LIFE: Disability video watchers want more information
By National Underwriter
By Allison Bell
Consumers who watched short disability awareness videos to the end were about twice as likely as other consumers to want more information about disability risk.
The Life and Health Insurance Foundation for Education (LIFE) collected that data by polling consumers exposed to its 2013 Disability Insurance Awareness Month campaign, which took place in May.
LIFE, a nonprofit group backed mainly by insurers, began organizing an annual life insurance awareness month program in 2004, and it added a separate disability awareness month campaign in 2007.
The disability awareness campaign has always been smaller than the life campaign, and disability campaign managers have made much less use of paid advertising.

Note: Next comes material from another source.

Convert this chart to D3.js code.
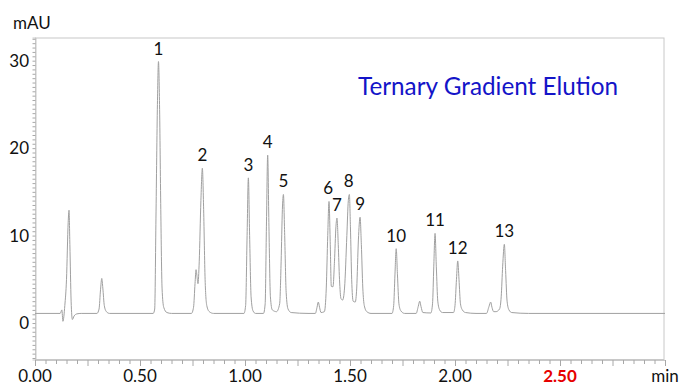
<!DOCTYPE html>
<html>
<head>
<meta charset="utf-8">
<script src="https://cdn.jsdelivr.net/npm/d3@7"></script>
<style>
  body { margin: 0; background: #fff; }
  text { font-family: Lato, "Liberation Sans", sans-serif; }
</style>
</head>
<body>
<div id="container"></div>
<script>
'use strict';

// trace: [time (min), signal (mAU)]
const trace = [
    [0.000, 1.1], [0.120, 1.1], [0.128, 1.5], [0.133, 0.2], [0.142, 2.0], [0.150, 5.0],
    [0.158, 11.5], [0.162, 12.9], [0.166, 9.0], [0.172, 2.5], [0.178, 0.4], [0.186, 0.8],
    [0.200, 1.05], [0.220, 1.1],
    [0.295, 1.1], [0.305, 1.6], [0.312, 3.8], [0.318, 5.1], [0.323, 4.0], [0.330, 2.0],
    [0.340, 1.3], [0.355, 1.1],
    [0.563, 1.1], [0.570, 1.6], [0.576, 12], [0.583, 25], [0.588, 29.9], [0.593, 25],
    [0.599, 13], [0.605, 4], [0.613, 1.8], [0.628, 1.2], [0.650, 1.1],
    [0.745, 1.1], [0.755, 1.8], [0.762, 4.5], [0.767, 6.1], [0.772, 5.2], [0.776, 4.5],
    [0.782, 7], [0.790, 14], [0.797, 17.7], [0.803, 13], [0.810, 5], [0.818, 2],
    [0.830, 1.3], [0.850, 1.1],
    [0.995, 1.1], [1.003, 2], [1.010, 10], [1.016, 16.6], [1.022, 10], [1.029, 3],
    [1.038, 1.4], [1.050, 1.1],
    [1.088, 1.1], [1.096, 2.2], [1.102, 11], [1.108, 19.2], [1.114, 11], [1.121, 3],
    [1.130, 1.5], [1.150, 1.3],
    [1.165, 2.2], [1.172, 7], [1.178, 13], [1.183, 14.7], [1.189, 10], [1.196, 3.5],
    [1.205, 1.6], [1.220, 1.2], [1.300, 1.1],
    [1.335, 1.1], [1.343, 1.8], [1.349, 2.4], [1.355, 1.8], [1.362, 1.2],
    [1.378, 1.3], [1.387, 4], [1.394, 10], [1.400, 13.9], [1.406, 9], [1.411, 4.2],
    [1.419, 4.15], [1.426, 7], [1.433, 11], [1.438, 12.0], [1.444, 9], [1.450, 5],
    [1.457, 2.8], [1.465, 2.63], [1.474, 4], [1.485, 10], [1.492, 14], [1.497, 14.7],
    [1.502, 11], [1.508, 5], [1.515, 2.5], [1.525, 2.4], [1.532, 4], [1.540, 9.5],
    [1.548, 12.1], [1.554, 9], [1.561, 4], [1.568, 2], [1.580, 1.3], [1.600, 1.1],
    [1.700, 1.1], [1.708, 2], [1.714, 5.5], [1.720, 8.5], [1.726, 5.5], [1.733, 2.2],
    [1.742, 1.4], [1.760, 1.1],
    [1.815, 1.1], [1.825, 1.9], [1.832, 2.5], [1.838, 1.9], [1.847, 1.2],
    [1.885, 1.15], [1.893, 2.2], [1.899, 6.5], [1.905, 10.25], [1.911, 6.5], [1.918, 2.5],
    [1.927, 1.5], [1.940, 1.2],
    [1.993, 1.2], [2.000, 2], [2.007, 5], [2.013, 7.1], [2.019, 5], [2.026, 2.2],
    [2.035, 1.5], [2.050, 1.2], [2.100, 1.1],
    [2.150, 1.1], [2.162, 1.9], [2.170, 2.4], [2.176, 1.8], [2.184, 1.3], [2.195, 1.3],
    [2.212, 1.6], [2.220, 3.0], [2.227, 6.5], [2.235, 9.0], [2.241, 6], [2.248, 2.5],
    [2.257, 1.5], [2.270, 1.2], [2.350, 1.1], [3.000, 1.1]
];

// numbered peaks
const peakNames   = ['1', '2', '3', '4', '5', '6', '7', '8', '9', '10', '11', '12', '13'];
const peakTimes   = [0.588, 0.797, 1.016, 1.108, 1.183, 1.396, 1.438, 1.494, 1.548, 1.720, 1.905, 2.013, 2.235];
const peakHeights = [29.9, 17.7, 16.6, 19.2, 14.7, 13.9, 12.0, 14.7, 12.1, 8.5, 10.25, 7.1, 9.0];

// axes
const xTicks      = [0, 0.5, 1.0, 1.5, 2.0, 2.5, 3.0];
const xTickLabels = ['0.00', '0.50', '1.00', '1.50', '2.00', '2.50', 'min'];
const yTicks      = [0, 10, 20, 30];

const width = 680, height = 385;
const plot = { left: 35, right: 664, top: 37.5, bottom: 359.5 };
const color = {
    frame: '#c8c8c8',
    tick: '#a8a8a8',
    trace: '#a0a0a0',
    title: '#1414c8',
    red: '#e60000'
};

const svg = d3.select('#container')
    .append('svg')
    .attr('width', width)
    .attr('height', height);

const x = d3.scaleLinear().domain([0, 3.0]).range([plot.left, plot.left + 630]);
const y = d3.scaleLinear().domain([-4.17, 32.65]).range([plot.bottom, plot.top]);

// frame
svg.append('rect')
    .attr('x', plot.left + 0.5)
    .attr('y', plot.top + 0.5)
    .attr('width', plot.right - plot.left - 0.5)
    .attr('height', plot.bottom - plot.top - 0.5)
    .attr('fill', 'none')
    .attr('stroke', color.frame);

// y axis: small ticks every 0.5 mAU, labels at 0/10/20/30
const yAxis = svg.append('g')
    .attr('transform', `translate(${plot.left + 0.5},0)`)
    .call(d3.axisLeft(y)
        .tickValues(d3.range(-4, 32.6, 0.5))
        .tickSize(3)
        .tickFormat(''));
yAxis.select('.domain').attr('stroke', color.frame);
yAxis.selectAll('.tick line').attr('stroke', color.tick);

svg.append('g').selectAll('text')
    .data(yTicks)
    .join('text')
    .attr('x', 29)
    .attr('y', d => y(d))
    .attr('dy', '0.36em')
    .attr('text-anchor', 'end')
    .attr('font-size', 17)
    .attr('fill', '#111')
    .text(d => d);

// x axis: small ticks every 0.05 min, longer ones every 0.25
const xAxis = svg.append('g')
    .attr('transform', `translate(0,${plot.bottom + 0.5})`)
    .call(d3.axisBottom(x)
        .tickValues(d3.range(0, 3.001, 0.05))
        .tickSize(4)
        .tickFormat(''));
xAxis.select('.domain').attr('stroke', color.frame);
xAxis.selectAll('.tick line')
    .attr('stroke', color.tick)
    .attr('y2', d => Math.abs(d / 0.25 - Math.round(d / 0.25)) < 1e-6 ? 6 : 4);

svg.append('g').selectAll('text')
    .data(xTicks)
    .join('text')
    .attr('x', d => x(d))
    .attr('y', 382)
    .attr('text-anchor', 'middle')
    .attr('font-size', 17)
    .attr('font-weight', (d, i) => xTickLabels[i] === '2.50' ? 'bold' : 'normal')
    .attr('fill', (d, i) => xTickLabels[i] === '2.50' ? color.red : '#111')
    .text((d, i) => xTickLabels[i]);

svg.append('text')
    .attr('x', 13)
    .attr('y', 29)
    .attr('font-size', 17)
    .attr('fill', '#111')
    .text('mAU');

// chromatogram
const line = d3.line()
    .x(d => x(d[0]))
    .y(d => y(d[1]))
    .curve(d3.curveMonotoneX);

svg.append('path')
    .datum(trace)
    .attr('d', line)
    .attr('fill', 'none')
    .attr('stroke', color.trace)
    .attr('stroke-width', 1);

// peak numbers
svg.append('g').selectAll('text')
    .data(peakNames)
    .join('text')
    .attr('x', (d, i) => x(peakTimes[i]))
    .attr('y', (d, i) => y(peakHeights[i]) - 7)
    .attr('text-anchor', 'middle')
    .attr('font-size', 17)
    .attr('fill', '#111')
    .text(d => d);

svg.append('text')
    .attr('x', 358)
    .attr('y', 95)
    .attr('font-size', 24.3)
    .attr('fill', color.title)
    .text('Ternary Gradient Elution');
</script>
</body>
</html>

Matt Derrick, a LIFE senior vice president, said the group decided to focus this year on the use of disability awareness videos on consumer news websites, such as Forbes.com.

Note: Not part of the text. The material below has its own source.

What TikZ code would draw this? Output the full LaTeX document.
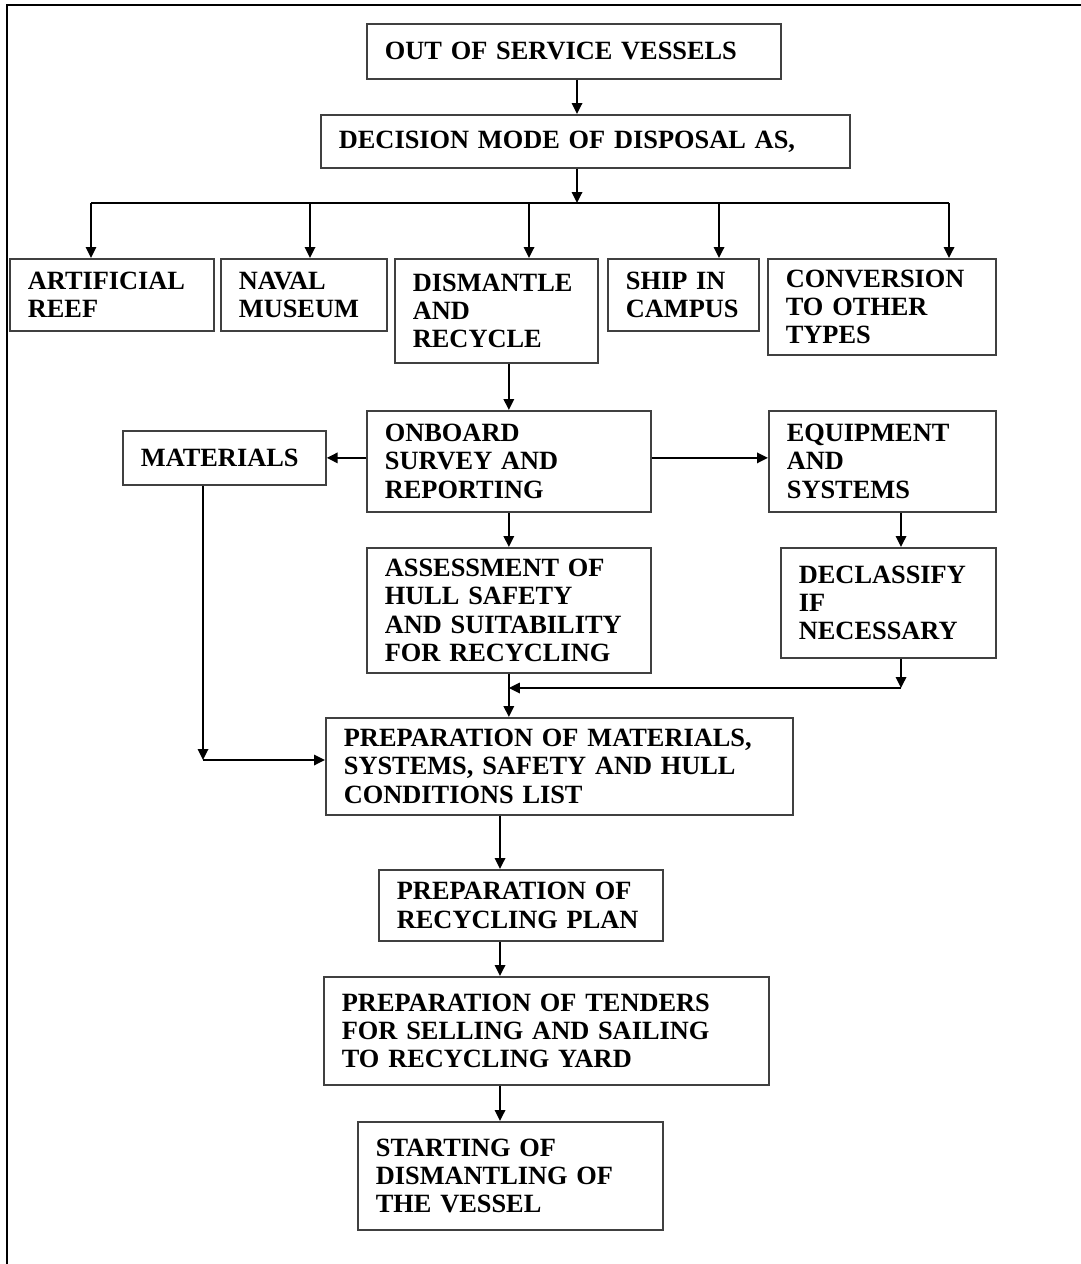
\documentclass[tikz,border=0pt]{standalone}
\usepackage{fontspec}
\setmainfont{Liberation Serif}
\usetikzlibrary{arrows.meta}

\tikzset{
    stage/.style 2 args={draw=black!75, line width=1pt, anchor=north west,
        align=left, inner xsep=0.36cm, text width=#1cm, minimum height=#2cm,
        font=\bfseries\fontsize{15}{16}\selectfont},
    flow/.style={line width=1pt, -{Triangle[length=2.2mm,width=2.1mm]}},
    link/.style={line width=1pt}
}

\begin{document}
\begin{tikzpicture}[x=0.02cm, y=-0.02cm]
    \useasboundingbox (0,0) rectangle (1081,1264);
    \draw [line width=1.2pt] (1081,5) -- (7,5) -- (7,1264);

    % top of the chart
    \node [stage={7.56}{1.10}] (vessels) at (366,23) {OUT OF SERVICE VESSELS};
    \node [stage={9.86}{1.06}] (decision) at (320,114) {DECISION MODE OF DISPOSAL AS,};

    % modes of disposal
    \node [stage={3.36}{1.44}] (reef) at (9,258) {ARTIFICIAL\\REEF};
    \node [stage={2.60}{1.44}] (museum) at (220,258) {NAVAL\\MUSEUM};
    \node [stage={3.34}{2.08}] (recycle) at (394,258) {DISMANTLE\\AND\\RECYCLE};
    \node [stage={2.30}{1.44}] (campus) at (607,258) {SHIP IN\\CAMPUS};
    \node [stage={3.84}{1.92}] (convert) at (767,258) {CONVERSION\\TO OTHER\\TYPES};

    % survey
    \node [stage={3.34}{1.08}] (materials) at (122,430) {MATERIALS};
    \node [stage={4.96}{2.02}] (survey) at (366,410) {ONBOARD\\SURVEY AND\\REPORTING};
    \node [stage={3.82}{2.02}] (equipment) at (768,410) {EQUIPMENT\\AND\\SYSTEMS};
    \node [stage={4.96}{2.50}] (hull) at (366,547) {ASSESSMENT OF\\HULL SAFETY\\AND SUITABILITY\\FOR RECYCLING};
    \node [stage={3.58}{2.20}] (declassify) at (780,547) {DECLASSIFY\\IF\\NECESSARY};

    % preparation
    \node [stage={8.62}{1.94}] (lists) at (325,717) {PREPARATION OF MATERIALS,\\SYSTEMS, SAFETY AND HULL\\CONDITIONS LIST};
    \node [stage={4.96}{1.42}] (plan) at (378,869) {PREPARATION OF\\RECYCLING PLAN};
    \node [stage={8.18}{2.16}] (tenders) at (323,976) {PREPARATION OF TENDERS\\FOR SELLING AND SAILING\\TO RECYCLING YARD};
    \node [stage={5.38}{2.16}] (start) at (357,1121) {STARTING OF\\DISMANTLING OF\\THE VESSEL};

    \coordinate (bus) at (577,203);
    \coordinate (b1) at (91,203);
    \coordinate (b2) at (310,203);
    \coordinate (b3) at (529,203);
    \coordinate (b4) at (719,203);
    \coordinate (b5) at (949,203);
    \coordinate (merge) at (901,688);
    \coordinate (matdrop) at (203,760);
    \coordinate (spine) at (500,0);

    \draw [flow] (vessels.south -| bus) -- (decision.north -| bus);
    \draw [flow] (decision.south -| bus) -- (bus);
    \draw [link] (b1) -- (b5);
    \draw [flow] (b1) -- (b1 |- reef.north);
    \draw [flow] (b2) -- (b2 |- museum.north);
    \draw [flow] (b3) -- (b3 |- recycle.north);
    \draw [flow] (b4) -- (b4 |- campus.north);
    \draw [flow] (b5) -- (b5 |- convert.north);

    \draw [flow] (survey.north |- recycle.south) -- (survey.north);
    \draw [flow] (survey.west |- materials.east) -- (materials.east);
    \draw [flow] (survey.east |- materials.east) -- (equipment.west |- materials.east);
    \draw [flow] (survey.south) -- (hull.north);
    \draw [flow] (equipment.south -| merge) -- (declassify.north -| merge);
    \draw [flow] (declassify.south -| merge) -- (merge);
    \draw [flow] (merge) -- (hull.south |- merge);
    \draw [flow] (hull.south) -- (hull.south |- lists.north);
    \draw [flow] (materials.south -| matdrop) -- (matdrop);
    \draw [flow] (matdrop) -- (matdrop -| lists.west);

    \draw [flow] (lists.south -| spine) -- (plan.north -| spine);
    \draw [flow] (plan.south -| spine) -- (tenders.north -| spine);
    \draw [flow] (tenders.south -| spine) -- (start.north -| spine);
\end{tikzpicture}
\end{document}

The group made 15-second and 30-second versions of two videos from the its professionally produced realLIFEstories video library. One features Bill Reid, a man who suffered disabling short-term memory loss as a result of car accident, and Peter Zatir, who overcame thyroid cancer but suffered damage to larynx that kept him from continuing to work as a lawyer.
LIFE polled consumers who watched the videos to the end and also polled otherwise similar consumers who did not watch the videos.
About 20 percent of the consumers who watched the videos said they wanted more information about disability insurance, compared with just 10 percent of the consumers in the control group, Derrick said.
When consumers had the physicial ability to click on link in a LIFE ad to get to a LIFE website, the click-through rate was about 5 percent, compared with a typical Web click-through rate of about 1 percent or less, Derrick said.
When consumers start any Web video ad, the percentage of consumers who watch the video to the end averages about 70 percent. For the disability awareness videos, the completion rate was 87 percent, Derrick said.
Derrick said one advantage of the new digital focus has been getting more ability to analyze the effects of different approaches to reaching consumers.
"We can say, 'This is the impact of the ad,'" Derrick said.
LIFE found, for example, that the 15-second videos were about as effective as the 30-second videos at getting consumers interested in disability insurance.
But, at the same time, LIFE also learned about what the targeted consumers will tolerate.
On some sites, Derrick said, "they don't to watch a 30-second video."
LIFE plans to apply the lessons it's learned from the disability campaign in September, when it runs the 2013 life awareness campaign, Derrick said.
Marvin Feldman, the president of LIFE, said the effects of low interest rates on insurers' investment returns have squeezed insurers' ability to support the disability campaign and other awareness campaigns.
"The companies are looking for anything they can cut," Feldman said.
But the need for protection products is still strong, sales have been strong, and the insurers are saying they want to increase support for the campaigns in the future, Feldman said.
The digital strategy is one way to do a more efficient job of educating consumers about the need to take personal responsibility for their own finances, Feldman said.